D’après vous, pourquoi votre soeur a_t_elle réagi comme ça ?

Quand nous étions jeunes, ma sœur était plutôt une petite fille très normative alors que moi j’ai profité de ma jeunesse au maximum. Elle m’en veut peut-être. Je ne sais pas pourquoi elle a réagi comme ça. Aujourd’hui, je me considère comme une enfant unique. Et puis, un jour ma maman a été hospitalisée et le médecin gériatre m’a dit que le retour à domicile n’était plus possible, qu’ils allaient la garder le temps que je trouve un Ehpad.
A ce moment-là, j’ai décidé de chercher un établissement pour mes 2 parents car financièrement, ce n’était plus possible et aussi j’ai pensé qu’il était préférable de ne pas les séparer. Je pensais que c’était très important qu’ils restent ensemble.

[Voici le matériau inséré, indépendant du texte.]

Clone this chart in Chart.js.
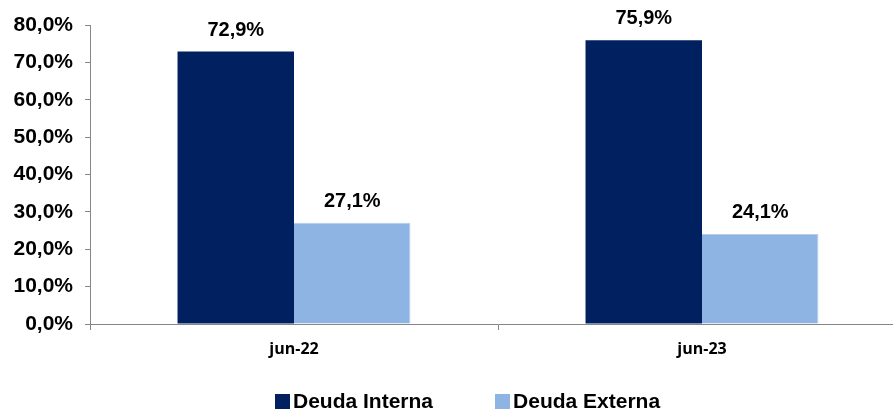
<!DOCTYPE html>
<html>
<head>
<meta charset="utf-8">
<script src="https://cdn.jsdelivr.net/npm/chart.js@4/dist/chart.umd.min.js"></script>
<style>
    html, body { margin: 0; padding: 0; background: #ffffff; overflow: hidden; }
    #chart-container { position: relative; width: 893px; height: 409px; overflow: hidden; }
    #debt-canvas { position: absolute; left: 0; top: 0; }
    #debt-legend {
        position: absolute; left: 275px; top: 391px;
        display: flex; gap: 62px;
        font: bold 21px/20px "Liberation Sans", Arial, sans-serif; color: #000000;
    }
    .legend-item { display: flex; align-items: center; white-space: nowrap; }
    .legend-box { width: 15px; height: 15px; margin-right: 3px; }
</style>
</head>
<body>
<div id="chart-container">
    <canvas id="debt-canvas" width="906" height="409"></canvas>
    <div id="debt-legend"></div>
</div>
<script>
const PERIODS = ['jun-22', 'jun-23'];
const SERIES_NAMES = ['Deuda Interna', 'Deuda Externa'];
const DEUDA_INTERNA = [72.9, 75.9];
const DEUDA_EXTERNA = [27.1, 24.1];
const Y_TICKS = [0, 10, 20, 30, 40, 50, 60, 70, 80];

const AXIS_COLOR = '#868686';
const DARK_BLUE = '#002060';
const LIGHT_BLUE = '#8DB4E2';

function pct(v) {
    return v.toFixed(1).replace('.', ',') + '%';
}

// labels above each bar
const barLabels = {
    id: 'barLabels',
    afterDatasetsDraw(chart) {
        let ctx = chart.ctx;
        ctx.save();
        ctx.font = 'bold 20px "Liberation Sans", Arial, sans-serif';
        ctx.fillStyle = '#000000';
        ctx.textAlign = 'center';
        ctx.textBaseline = 'alphabetic';
        chart.data.datasets.forEach(function (ds, d) {
            let meta = chart.getDatasetMeta(d);
            meta.data.forEach(function (bar, i) {
                ctx.fillText(pct(ds.data[i]), bar.x, bar.y - 16);
            });
        });
        ctx.restore();
    }
};

function buildLegend(chart) {
    let legendContainer = document.getElementById('debt-legend');
    legendContainer.innerHTML = '';
    chart.data.datasets.forEach(function (ds) {
        let item = document.createElement('div');
        item.className = 'legend-item';
        let box = document.createElement('span');
        box.className = 'legend-box';
        box.style.backgroundColor = ds.backgroundColor;
        let text = document.createElement('span');
        text.innerText = ds.label;
        item.appendChild(box);
        item.appendChild(text);
        legendContainer.appendChild(item);
    });
}

let canvas = document.getElementById('debt-canvas');

const config = {
    type: 'bar',
    data: {
        labels: PERIODS,
        datasets: [
            {
                label: SERIES_NAMES[0],
                data: DEUDA_INTERNA,
                backgroundColor: DARK_BLUE,
                borderWidth: 0,
                barPercentage: 1.0,
                categoryPercentage: 0.571
            },
            {
                label: SERIES_NAMES[1],
                data: DEUDA_EXTERNA,
                backgroundColor: LIGHT_BLUE,
                borderColor: '#B4CDEB',
                borderWidth: { right: 1, top: 1 },
                barPercentage: 1.0,
                categoryPercentage: 0.571
            }
        ]
    },
    options: {
        responsive: false,
        animation: false,
        layout: {
            padding: { left: 0, right: 0, top: 25, bottom: 0 }
        },
        scales: {
            x: {
                grid: {
                    offset: true,
                    drawOnChartArea: false,
                    tickLength: 6,
                    color: AXIS_COLOR
                },
                border: { color: AXIS_COLOR, width: 1 },
                ticks: {
                    color: '#000000',
                    padding: 10,
                    font: { family: '"Open Sans", sans-serif', size: 16, weight: 'bold' }
                },
                afterFit: function (scale) { scale.height = 85; }
            },
            y: {
                min: 0,
                max: 80,
                afterBuildTicks: function (scale) {
                    scale.ticks = Y_TICKS.map(v => ({ value: v }));
                },
                grid: {
                    drawOnChartArea: false,
                    tickLength: 5,
                    color: AXIS_COLOR
                },
                border: { color: AXIS_COLOR, width: 1 },
                ticks: {
                    color: '#000000',
                    padding: 12,
                    font: { family: '"Liberation Sans", Arial, sans-serif', size: 21, weight: 'bold' },
                    callback: function (value) { return pct(value); }
                },
                afterFit: function (scale) { scale.width = 90; }
            }
        },
        plugins: {
            legend: { display: false },
            tooltip: { enabled: false }
        }
    },
    plugins: [barLabels]
};

var debtGraph = new Chart(canvas, config);
buildLegend(debtGraph);
</script>
</body>
</html>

J’ai alors eu de la chance car une amie m’a parlé d’un établissement d’accueil pas trop loin de chez moi en me disant qu’il y avait 2 places et qu’elle pourrait appuyer ma demande pour mes parents. Du coup, j’ai fait les dossiers et ils ont pu rester ensemble.

Mon père ne voulait pas y aller au départ mais comme cela s’est fait très rapidement, puisque 2 jours après ils étaient installés, mon père n’a pas eu le temps d’y penser et finalement ça s’est bien passé. J’allais les voir 2 à 3 fois par semaine. C’était à 40 km de chez moi. Moi j’étais rassurée, car ils étaient dans un endroit sécurisé. L’état de ma mère se dégradait de plus en plus.

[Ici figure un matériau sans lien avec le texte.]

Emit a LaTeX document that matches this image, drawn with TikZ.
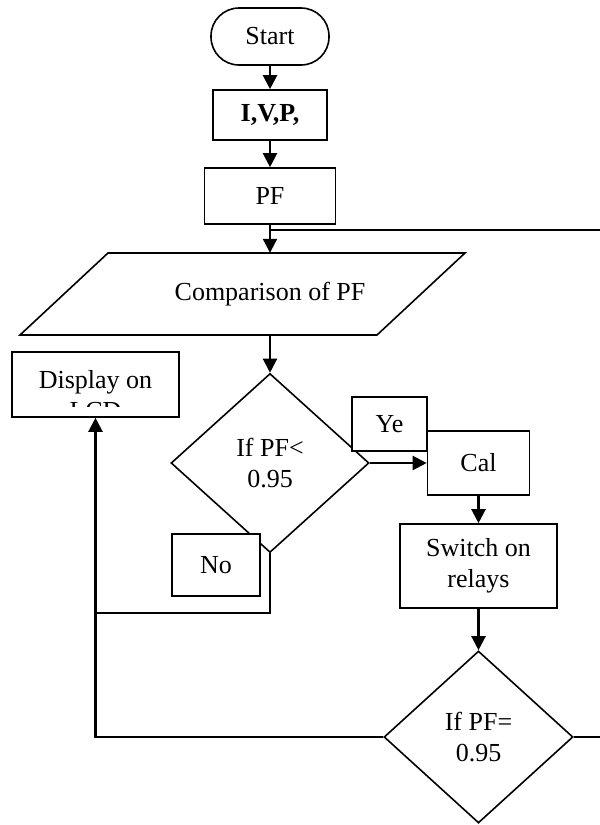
\documentclass[tikz,border=0pt]{standalone}
\usepackage{fontspec}
\setmainfont{Liberation Serif}
\usetikzlibrary{arrows.meta,shapes.geometric}

\begin{document}
\begin{tikzpicture}[x=1pt,y=-1pt,
    font=\fontsize{26}{31}\selectfont,
    box/.style={draw,line width=1.6pt,inner sep=0pt,align=center,fill=white},
    decision/.style={diamond,draw,line width=1.6pt,inner sep=0pt,align=center},
    flow/.style={line width=2.2pt,-{Triangle[length=14pt,width=14pt]}},
    wire/.style={line width=2pt}]
  \useasboundingbox (0,0) rectangle (600,825);

  % main column
  \node[box,rounded corners=28pt,minimum width=118pt,minimum height=57pt] (start) at (270,36.5) {Start};
  \node[box,minimum width=114pt,minimum height=50pt] (ivp) at (270,115) {\bfseries I,V,P,};
  \node[box,minimum width=131pt,minimum height=56pt] (pf) at (270,196) {PF};
  \node[minimum height=82pt,inner sep=0pt] (cmp) at (270,294) {Comparison of PF};
  \draw[line width=1.6pt] (108,253) -- (465,253) -- (377,335) -- (20,335) -- cycle;

  \node[decision,minimum width=198pt,minimum height=179pt] (d1) at (270,463) {If PF<\\0.95};
  \node[box,minimum width=75pt,minimum height=54pt] (yes) at (389.5,424) {Ye};
  \node[box,minimum width=88pt,minimum height=62pt] (no) at (216,565) {No};
  \node[box,minimum width=102pt,minimum height=64pt] (cal) at (478.5,463) {Cal};
  \node[box,minimum width=157pt,minimum height=84pt] (sw) at (478.5,566) {Switch on\\relays};
  \node[decision,minimum width=189pt,minimum height=172pt] (d2) at (478.5,737) {If PF=\\0.95};

  % display box, second line cut off
  \node[box,minimum width=167pt,minimum height=65pt] (disp) at (95.5,384.5) {};
  \begin{scope}
    \clip (disp.north west) rectangle ([yshift=11pt]disp.south east);
    \node[align=center] (dispText) at (95.5,395) {Display on\\LCD};
  \end{scope}

  \coordinate (join) at (95.5,613);
  \coordinate (fbIn) at (270,230);
  \coordinate (fbRight) at (603,230);

  % connectors
  \draw[flow] (start) -- (ivp);
  \draw[flow] (ivp) -- (pf);
  \draw[flow] (pf) -- (cmp.north);
  \draw[flow] (cmp.south) -- (d1.north);
  \draw[flow] (d1.east) -- (cal.west);
  \draw[flow] (cal) -- (sw);
  \draw[flow] (sw) -- (d2.north);
  \draw[wire] (d1.south) |- (join);
  \draw[flow] (d2.west) -| (disp.south);
  \draw[wire] (d2.east) -| (fbRight) -- (fbIn);
\end{tikzpicture}
\end{document}
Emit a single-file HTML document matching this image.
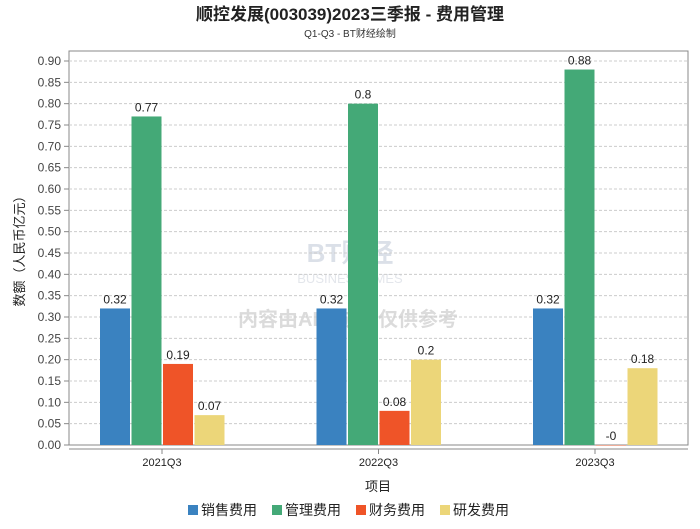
<!DOCTYPE html>
<html><head><meta charset="utf-8"><style>
body{margin:0;background:#fff;font-family:"Liberation Sans","Noto Sans CJK SC",sans-serif}
svg text{font-family:"Liberation Sans","Noto Sans CJK SC",sans-serif}
</style></head><body>
<svg id="c" width="700" height="524" xmlns="http://www.w3.org/2000/svg">
<text x="350" y="20" text-anchor="middle" font-size="17" font-weight="bold" fill="#222">顺控发展(003039)2023三季报 - 费用管理</text>
<text x="350" y="37" text-anchor="middle" font-size="10" fill="#333">Q1-Q3 - BT财经绘制</text>
<g opacity="0.35">
<text x="350" y="262" text-anchor="middle" font-size="26" font-weight="bold" fill="#9aa8c0">BT财经</text>
<text x="350" y="283" text-anchor="middle" font-size="13" fill="#b0b8c8">BUSINESSTIMES</text>
<text x="348" y="326" text-anchor="middle" font-size="20" font-weight="bold" fill="#999">内容由AI生成，仅供参考</text>
</g>
<rect x="69" y="51" width="619" height="394" fill="none" stroke="#888"/>
<g id="grid"></g><g id="bars"></g>
<line x1="69" y1="449" x2="688" y2="449" stroke="#888"/>
<text transform="translate(24,248) rotate(-90)" text-anchor="middle" font-size="13" fill="#222">数额（人民币亿元）</text>
<text x="378" y="491" text-anchor="middle" font-size="13" fill="#222">项目</text>
<g id="legend"></g>
</svg>
<script>
const categories=["2021Q3","2022Q3","2023Q3"];
const seriesNames=["销售费用","管理费用","财务费用","研发费用"];
const colors=["#3a82c0","#44a977","#ef5428","#ecd679"];
const sales=[0.32,0.32,0.32];
const admin=[0.77,0.8,0.88];
const finance=[0.19,0.08,-0.001];
const rnd=[0.07,0.2,0.18];
const labels=[["0.32","0.32","0.32"],["0.77","0.8","0.88"],["0.19","0.08","-0"],["0.07","0.2","0.18"]];
const yTicks=[0,0.05,0.1,0.15,0.2,0.25,0.3,0.35,0.4,0.45,0.5,0.55,0.6,0.65,0.7,0.75,0.8,0.85,0.9];
const series=[sales,admin,finance,rnd];
const NS="http://www.w3.org/2000/svg";
const y=v=>445-v*(445-61)/0.9;
const xc=i=>162+i*216.5;
function mk(tag,at,parent){const e=document.createElementNS(NS,tag);for(const k in at)e.setAttribute(k,at[k]);parent.appendChild(e);return e;}
const grid=document.getElementById('grid');
yTicks.forEach(t=>{
 if(t>0){const l=mk('line',{x1:69,x2:688,y1:y(t),y2:y(t),stroke:'#ccc','stroke-dasharray':'3,2'},grid);
 
 }
 const tk=mk('line',{x1:64,x2:69,y1:y(t),y2:y(t),stroke:'#888'},grid);
 
 
 const tx=mk('text',{x:61,y:y(t)+4,'text-anchor':'end','font-size':12,fill:'#444'},grid);
 tx.textContent=t.toFixed(2);
 
 
});
const bars=document.getElementById('bars');
categories.forEach((c,i)=>{
 const tk=mk('line',{x1:xc(i),x2:xc(i),y1:449,y2:454,stroke:'#888'},bars);
 
 
 const tx=mk('text',{x:xc(i),y:466,'text-anchor':'middle','font-size':11,fill:'#222'},bars);
 tx.textContent=c;
 
 
 series.forEach((s,j)=>{
  const x0=xc(i)-62+j*31.5;const v=s[i];
  const top=y(Math.max(v,0)),h=Math.abs(y(v)-y(0));
  const r=mk('rect',{x:x0,y:top,width:30,height:h,fill:colors[j]},bars);
  
  
  const lb=mk('text',{x:x0+15,y:top-5,'text-anchor':'middle','font-size':12,fill:'#222'},bars);
  lb.textContent=labels[j][i];
  
  
 });
});
const lg=document.getElementById('legend');
const lx=[188,272,356,440];
seriesNames.forEach((n,j)=>{
 const r=mk('rect',{x:lx[j],y:505,width:10,height:10,fill:colors[j]},lg);
 
 
 const t=mk('text',{x:lx[j]+13,y:515,'font-size':14,fill:'#222'},lg);
 t.textContent=n;
 
 
});
</script>
</body></html>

Je n’avais plus de vie à ce moment-là car de mon côté j’ai continué à m’occuper de leur maison, des factures, de l’entretien du jardin… J’avais procuration sur les comptes bancaires depuis longtemps parce que je payais tout pour eux. Et puis, il a fallu aussi que je prenne leur chien chez moi. Pour moi, c’était aussi des frais supplémentaires.
Quand j’allais les voir au début, ça se passait plutôt bien. Mon père participait aux activités et finalement il s’est fait rapidement à la vie en établissement. Et puis, je voyais que mon père diminuait. Il était sous oxygène. Il me disait que dans l’établissement, c’était beaucoup moins bien qu’au début. Et puis un jour, mon père me dit : « j’ai très mal au ventre ». Ils l’ont transféré à l’hôpital et là ils ont vu qu’il avait un fécalome énorme. Ils l’ont opéré et ils l’ont renvoyé en maison de retraite. Mais le lendemain il a dû être hospitalisé à nouveau et là il m’a dit : « je suis en train de partir » et il est mort dans la nuit. J’ai entamé une procédure à l’encontre de l’Ehpad.

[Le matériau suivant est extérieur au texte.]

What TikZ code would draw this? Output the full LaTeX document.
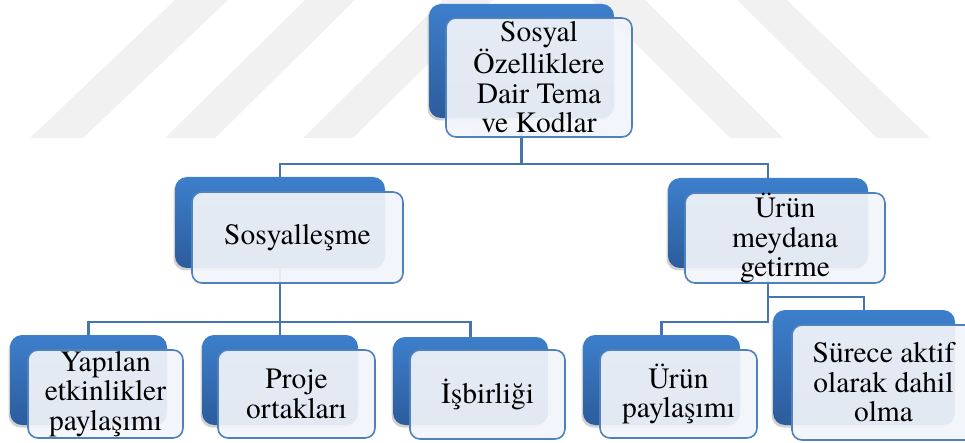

Après son décès, j’ai cherché une autre maison de retraite pour ma maman plus près de chez moi et maintenant elle est bien. Elle y est depuis janvier 2016. Je trouve même qu’elle a progressé. Elle y est mieux stimulée par une psychomotricienne et toute une équipe bienveillante. Elle me reconnaît toujours. C’est difficile de voir sa maman dans cet état-là. Elle pleure beaucoup.

Vous dites que vous n’aviez plus de vie, vous êtes mariée, comment cela se passe t-il avec votre mari ?

Mon mari travaillait mais il en avait marre car on ne faisait plus rien ensemble. On ne partait plus en vacances. Vous me demandez comment cela se passe avec mon mari. Je préférerais, si vous le voulez bien, que ce soit lui qui réponde. Voici son témoignage :
« J’ai l’impression qu’on me vole ma vie. Je ne peux pas profiter de ma retraite. Au moment où je pourrais (nous pourrions) envisager une vie sereine, je dois solidairement prendre en charge une part grandissante d’emmerdements toujours réactualisés. De plus, je m’inquiète de la santé morale et physique de ma compagne. Au moment du départ à la retraite, les années en bonne santé sont comptées. Or qu’en faisons-nous ? Je n’ai plus aucun projet à brève ou longue échéance, plus envie de rien. A force de ressasser ces problèmes, je me dis que lorsque les problèmes dûs aux anciens seront réglés, nous-mêmes ne seront plus en état de profiter de la vie. Ça ouvre les yeux, mais pas sur un avenir radieux ».